Oireachtas Joint and Select Committees

Tuesday, 16 April 2019

Joint Oireachtas Committee on Agriculture, Food and the Marine

Future of the Beef Sector: Discussion (Resumed)

Mr. Eoin Donnelly:

I will first address the queries on targets and sustainability. We need to get to a situation where there is a reasonable apportioning of the value of the product through the supply chain, from the producer to the processor to the retailer and ultimately to the consumer, and we need to have some bandwidth there to reward very productive farmers who are at the top of their game so they make a variance against that standard and do well, while those who are not performing have an adverse variance against the standard. The same goes for the processing plants. If they perform well, they do well, and if they do not, they do not do well. Until we get to that point, the balance of the retail share across the supply chain needs to be targeted. If it is not targeted, the primary producer will continue to get the thin end of the wedge because the price pressure will continue to go down. Meat Industry Ireland has already alluded to the fact today that beef is being used as a loss leader for the retailers. Who ultimately will pay for this? The retailer will pass that cost back to the producer. The producer, with a dominant position, will pass it back to the primary producer. It is inevitable. That is our opinion on sustainability and the targets to 2025.

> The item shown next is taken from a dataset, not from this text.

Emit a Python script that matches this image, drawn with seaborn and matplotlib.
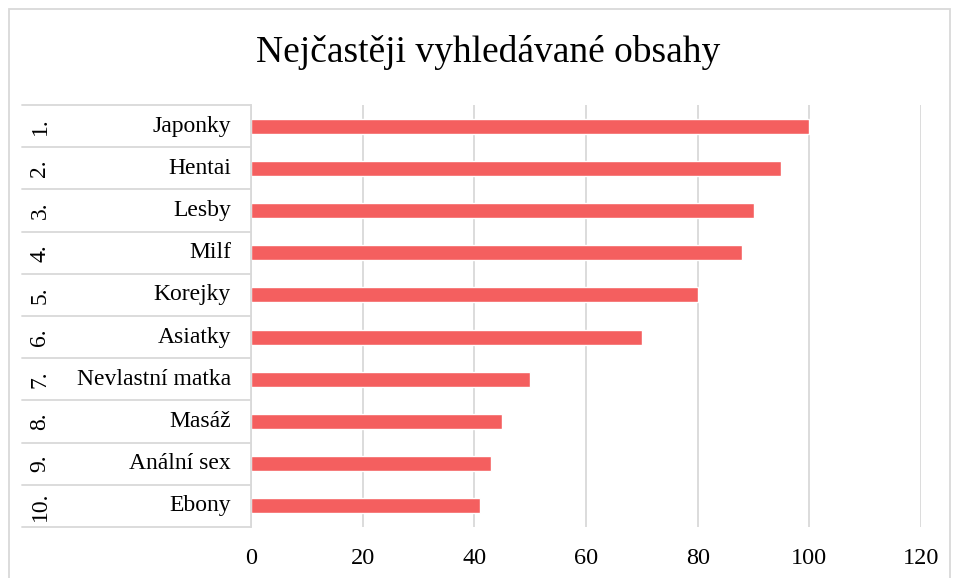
import matplotlib
matplotlib.use("Agg")
import matplotlib.pyplot as plt
import matplotlib.transforms as mtransforms
from matplotlib.patches import Rectangle
import seaborn as sns
import pandas as pd

# data
ranks = ["1.", "2.", "3.", "4.", "5.", "6.", "7.", "8.", "9.", "10."]
names = ["Japonky", "Hentai", "Lesby", "Milf", "Korejky", "Asiatky",
         "Nevlastní matka", "Masáž", "Anální sex", "Ebony"]
values = [100, 95, 90, 88, 80, 70, 50, 45, 43, 41]
xticks = [0, 20, 40, 60, 80, 100, 120]

df = pd.DataFrame({"rank": ranks, "name": names, "value": values})

sns.set_style("white")
plt.rcParams["font.family"] = ["Liberation Serif", "DejaVu Serif"]
plt.rcParams["text.color"] = "black"
plt.rcParams["xtick.color"] = "black"

W, H = 957, 578
fig = plt.figure(figsize=(W / 100, H / 100), dpi=100)
ax = fig.add_axes([251 / W, 1 - 527 / H, (921 - 251) / W, (527 - 105) / H])

sns.barplot(data=df, y="name", x="value", orient="h", color="#F45F5F",
            width=0.36, saturation=1, ax=ax)

ax.set_xlim(0, 120)
ax.set_ylim(len(names) - 0.5, -0.5)
ax.set_xticks(xticks)
ax.set_xticklabels([str(t) for t in xticks], fontsize=17.5)
ax.tick_params(axis="x", length=0, pad=15)
ax.set_yticks([])
ax.set_xlabel("")
ax.set_ylabel("")
ax.grid(axis="x", color="#d9d9d9", linewidth=1.3)
ax.set_axisbelow(True)
for s in ["top", "right", "bottom"]:
    ax.spines[s].set_visible(False)
ax.spines["left"].set_color("#d9d9d9")
ax.spines["left"].set_linewidth(1.3)

# category table left of the axis (x in pixels, y in data)
trans = mtransforms.blended_transform_factory(fig.transFigure, ax.transData)
x_left = 22 / W
x_axis = 251 / W
for i in range(len(names) + 1):
    ax.plot([x_left, x_axis], [i - 0.5, i - 0.5], transform=trans,
            color="#d9d9d9", linewidth=1.3, clip_on=False)
for i, (r, n) in enumerate(zip(ranks, names)):
    ax.text(40 / W, i, r, transform=trans, rotation=90, ha="center",
            va="center", fontsize=17, color="black")
    ax.text(231 / W, i, n, transform=trans, ha="right", va="center",
            fontsize=17, color="black")

fig.text(0.5 * (258 + 718) / W, 1 - 53 / H, "Nejčastěji vyhledávané obsahy",
         ha="center", va="center", fontsize=27, color="black")

# outer chart border
fig.patches.append(Rectangle((9 / W, -0.05), (950 - 9) / W, 1.05 - 9 / H,
                             transform=fig.transFigure, fill=False,
                             edgecolor="#d9d9d9", linewidth=1.3))

fig.savefig("out.png", dpi=100)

On the issue of feedlots, there is an interesting number here. For designated health status for TB to allow farms to trade, the TB level for Ireland is 3.7%. If a designation to support a TB status herd is for 3.7% of the cattle in the country, how can we have 18% of cattle coming from those feedlots? It is certainly my position that the system is being abused. If TB is at 3.7% in the State and 18% of cattle coming from those designated feedlots, is it the case that those feedlots are just unfortunate that they happen to have TB at that magnitude?